In the past two months, Barclays, the high street bank, has to
paraphrase its current advertising campaign, found itself with big
problems.
The beleaguered PR function has had to handle media interest over
announcements to charge non-customers pounds 1 per withdrawal for using
its cash machines; closed 171 rural branches (all on the same day);
revealed that senior directors were getting enormous bonuses; and then
launched that TV advertising campaign, with expensive, flashy stars
talking brash, bold and, above all, ’big’. It has been said that
Barclays ’is not very good at PR’. That might appear to understate the
case - but since the speaker was the bank’s chief executive, it actually
sounds about as damning as you can get.
Or has the media been more than a little unfair to Barclays? Take cash
machines: customers have been charged on the quiet by rival banks for
using each other’s cash machines for years. Not only did Barclays say it
would charge less and make the system transparent - but from January
2001 its proposals are to be adopted by banks and building societies
anyway.
And take branch closures: these are nothing new but Barclays’ biggest
error was probably in being so late to make wholesale cuts to its
network.
Other high street banks were at it from the beginning of the 1990s. As
to bonuses: financial reporting dates are fixed, which means the
announcement of individuals’ remuneration has no scope for flexibility.
Fat cat salaries make great copy at any time. And what about those ads?

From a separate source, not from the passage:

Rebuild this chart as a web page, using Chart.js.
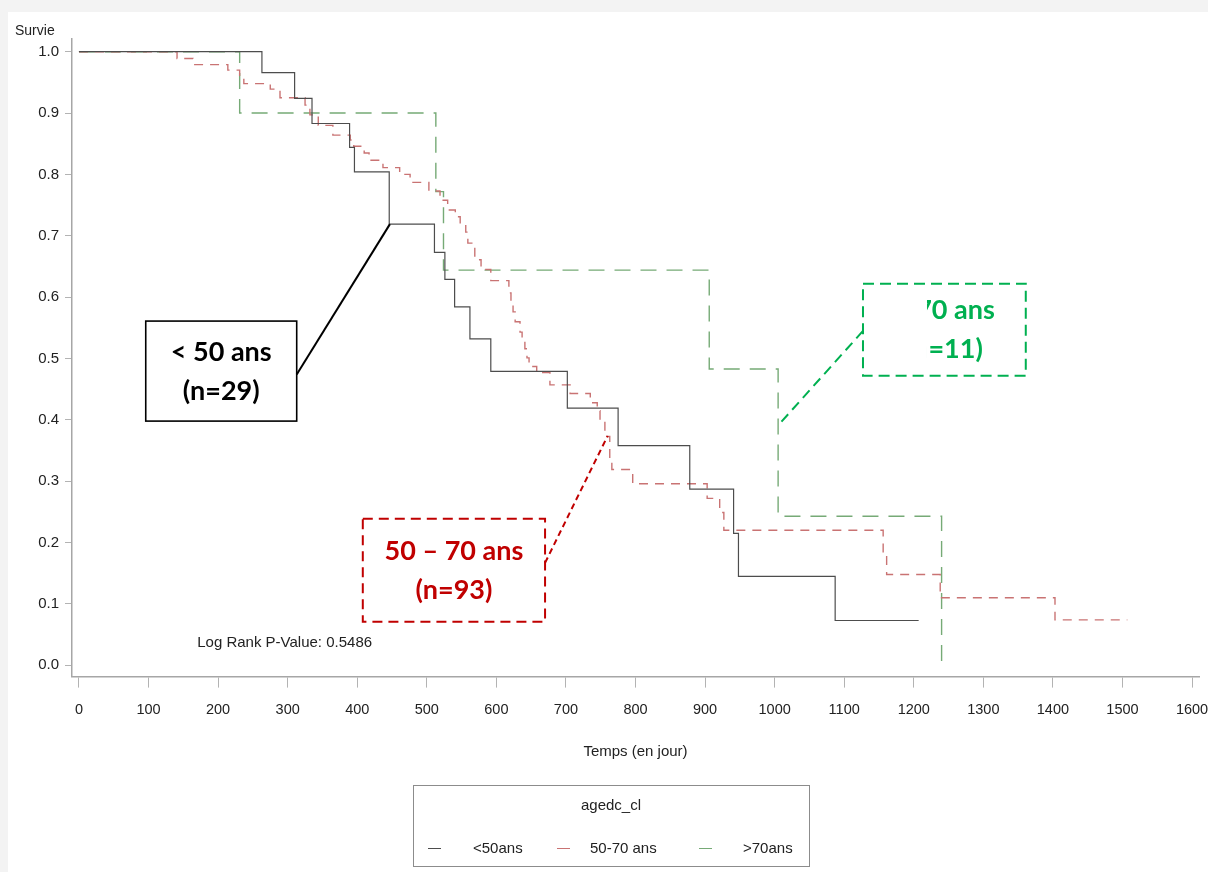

’They should have pulled them,’ says one source. They are a vital part
of our branding, says Barclays.
Paul Barber, corporate communications director for Barclays Retail
Financial Services (RFS), is more candid than you might expect. Although
this may have something to do with the fact that he is leaving to join
the Football Association, his views are interesting. ’I don’t regret
many of the things that we did,’ he says. However, he does regret
’short-term’ damage to the bank’s reputation. And on cash machines he
acknowledges one critical mistake. ’We didn’t get enough of a head of
steam up against how unfair the current system was,’ he says. ’We didn’t
warm up the market - customers, opinion formers, journalists.’
It must be said that Barclays was also, in PR terms, stuffed out of
sight on cash machines by Nationwide. The building society ran a highly
effective campaign during which it threatened legal action against
Barclays. Since Nationwide is one of the few financial institutions that
actually does not charge anyone anything for taking money out of its own
holes in the wall, it held a sort of moral high ground. ’As a PR
professional, I’m full of admiration,’ admits Barber. ’They made us out
to be the bad guys.’ Nationwide media relations manager Alan Oliver
disingenuously says that the company was just protecting the interests
of consumers.
But the Barclays experience also raises a wider question: is it simply
the case that some business decisions -which may make impeccable fiscal
sense - are just too unpalatable for PR to deal with? Given the sequence
of events that Barclays says it was presented with, Barber says: ’I defy
any PR guru to come up with a strategy, programme, key messages or even
words to soften the blow.’ And Barclays clearly feels that journalists
simply stopped listening after a certain point anyway.
Both Barber and Leigh Bruce, who is current group director of corporate
communications, still insist that the decisions made were the right
ones, and that senior management did not ignore the advice of the
communications teams when announcing the changes. ’It would be totally
inaccurate if it were seen as communications versus business,’ Bruce
says firmly. John Varley, CEO of Barclays RFS, was at the centre of the
storm. ’Communications supports business,’ he says, so the public
message is clear. Bruce said the team would look at why messages were
not put across and learn from it: ’We will determine exactly what went
wrong.’
And things are certainly happening at Barclays. The bank’s
communications structure is to be radically restructured, with the four
divisional communications director posts to disappear and PR
centralised. The company says this has nothing to do with recent
travails and is part of CEO Matt Barrett’s vision for Barclays. And yes,
this is the same chief executive who said Barclays was not very good at
PR.
Leigh Bruce will not be drawn on the question of whether Barclays would
have handled things better with this new internal structure. ’It’s very
easy to speculate on that sort of thing,’ he says. ’I’m not going to.
It’s irrelevant. We’ve gone through that period.’
But outsiders will be unable to resist speculating. Bruce, at present,
reports direct to Barrett. In the new-look communications set-up Bruce
will still be in charge - but he will report to group strategy director
Gary Dibb. Dibb does not even have a seat on the main board. Varley
argues that Dibb sits on the group executive committee, which takes the
day-to-day decisions. But when it comes to communication, some may feel
this is not the mark of a company which thinks big.